### Written problem:
Only the lines from the start of the data through the line containing "depth = list(range(1, 40))" should be written out, exactly as they are, with both ends included and the pictures left out.

### Information provided:
= = = = = = =

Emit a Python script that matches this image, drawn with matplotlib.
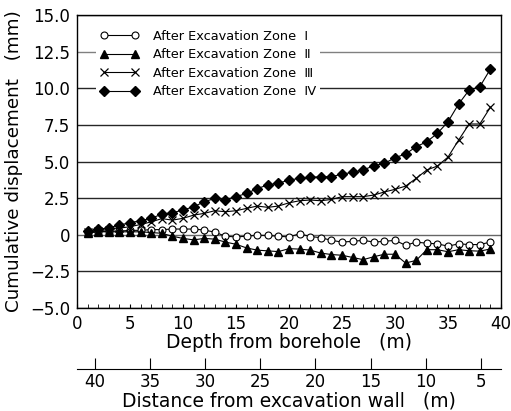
import matplotlib
matplotlib.use("Agg")
from matplotlib import pyplot as plt
from matplotlib.ticker import MultipleLocator

# Depth from borehole (m) and cumulative displacement (mm) per excavation zone.
depth = list(range(1, 40))

zone1 = [0.15, 0.2, 0.25, 0.25, 0.3, 0.3, 0.35, 0.35, 0.39, 0.39,
         0.39, 0.32, 0.18, -0.1, -0.15, -0.1, -0.03, -0.05, -0.1, -0.15,
         0.07, -0.12, -0.2, -0.38, -0.5, -0.45, -0.38, -0.5, -0.45, -0.38,
         -0.72, -0.5, -0.58, -0.62, -0.78, -0.62, -0.67, -0.67, -0.5]
zone2 = [0.15, 0.2, 0.2, 0.2, 0.2, 0.2, 0.15, 0.1, -0.1, -0.25,
         -0.35, -0.25, -0.3, -0.5, -0.65, -0.9, -1.05, -1.1, -1.15, -0.95,
         -0.98, -1.05, -1.25, -1.35, -1.4, -1.55, -1.7, -1.5, -1.33, -1.33,
         -1.93, -1.75, -1.02, -1.02, -1.16, -1.02, -1.09, -1.12, -0.97]
zone3 = [0.2, 0.28, 0.35, 0.45, 0.55, 0.7, 0.88, 1.1, 1.0, 1.12,
         1.34, 1.46, 1.64, 1.57, 1.64, 1.8, 1.96, 1.87, 1.96, 2.18,
         2.32, 2.37, 2.32, 2.41, 2.6, 2.6, 2.6, 2.71, 2.92, 3.1,
         3.32, 3.85, 4.42, 4.69, 5.3, 6.46, 7.56, 7.56, 8.7]
zone4 = [0.25, 0.37, 0.48, 0.66, 0.82, 0.96, 1.12, 1.41, 1.5, 1.69,
         1.91, 2.25, 2.48, 2.4, 2.6, 2.82, 3.15, 3.4, 3.52, 3.73,
         3.85, 3.92, 3.96, 3.96, 4.14, 4.26, 4.42, 4.71, 4.87, 5.26,
         5.51, 6.01, 6.35, 6.92, 7.71, 8.92, 9.88, 10.1, 11.31]

labels = ["After Excavation Zone  \u2160", "After Excavation Zone  \u2161",
          "After Excavation Zone  \u2162", "After Excavation Zone  \u2163"]

dist_ticks = [40, 35, 30, 25, 20, 15, 10, 5]

fig = plt.figure(figsize=(5.11, 4.11), dpi=100)
ax = fig.add_axes([0.1507, 0.2506, 0.8297, 0.7129])

ax.plot(depth, zone1, c="black", lw=0.8, marker="o", ms=5,
        mfc="white", mec="black", mew=0.8, label=labels[0])
ax.plot(depth, zone2, c="black", lw=0.8, marker="^", ms=6,
        mfc="black", mec="black", label=labels[1])
ax.plot(depth, zone3, c="black", lw=0.8, marker="x", ms=5.5,
        mec="black", mew=0.9, label=labels[2])
ax.plot(depth, zone4, c="black", lw=0.8, marker="D", ms=5,
        mfc="black", mec="black", label=labels[3])

# Formatting main axes.
ax.set_xlim(0, 40)
ax.set_ylim(-5, 15)
ax.xaxis.set_major_locator(MultipleLocator(5))
ax.xaxis.set_minor_locator(MultipleLocator(1))
ax.set_yticks([-5, -2.5, 0, 2.5, 5, 7.5, 10, 12.5, 15])
ax.set_yticklabels(["\u22125.0", "\u22122.5", "0", "2.5", "5.0", "7.5",
                    "10.0", "12.5", "15.0"])
ax.yaxis.grid(True, color="0.15", lw=1.0)
ax.get_ygridlines()[7].set_color("0.5")
ax.get_ygridlines()[2].set_color("0.4")
ax.set_axisbelow(True)
ax.tick_params(axis="x", which="both", direction="in", length=3,
               labelsize=12, pad=5)
ax.tick_params(axis="y", length=0, labelsize=12, pad=5)
for s in ax.spines.values():
    s.set_linewidth(1.0)

ax.set_xlabel("Depth from borehole   (m)", fontsize=13.5, labelpad=0)
ax.set_ylabel("Cumulative displacement   (mm)", fontsize=13.2, labelpad=5)

leg = ax.legend(loc="upper left", bbox_to_anchor=(0.045, 0.962),
                fontsize=9.3, numpoints=2, handlelength=3.0,
                labelspacing=0.42, borderpad=0.3, borderaxespad=0,
                handletextpad=1.1, fancybox=False, framealpha=1)
leg.get_frame().set_edgecolor("white")
leg.get_frame().set_linewidth(0)

# Secondary axis: distance from excavation wall.
ax2 = fig.add_axes([0.1507, 0.1022, 0.8297, 0.0001])
ax2.set_xlim(41.6, 3.2)
ax2.set_xticks(dist_ticks)
ax2.set_yticks([])
for name in ["top", "left", "right"]:
    ax2.spines[name].set_visible(False)
ax2.patch.set_visible(False)
ax2.tick_params(axis="x", direction="in", length=8, labelsize=12, pad=3)
ax2.set_xlabel("Distance from excavation wall   (m)", fontsize=13.5,
               labelpad=0)

plt.savefig("out.png", dpi=100)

= = = = = = =

### Result below:
Emit a Python script that matches this image, drawn with matplotlib.
import matplotlib
matplotlib.use("Agg")
from matplotlib import pyplot as plt
from matplotlib.ticker import MultipleLocator

# Depth from borehole (m) and cumulative displacement (mm) per excavation zone.
depth = list(range(1, 40))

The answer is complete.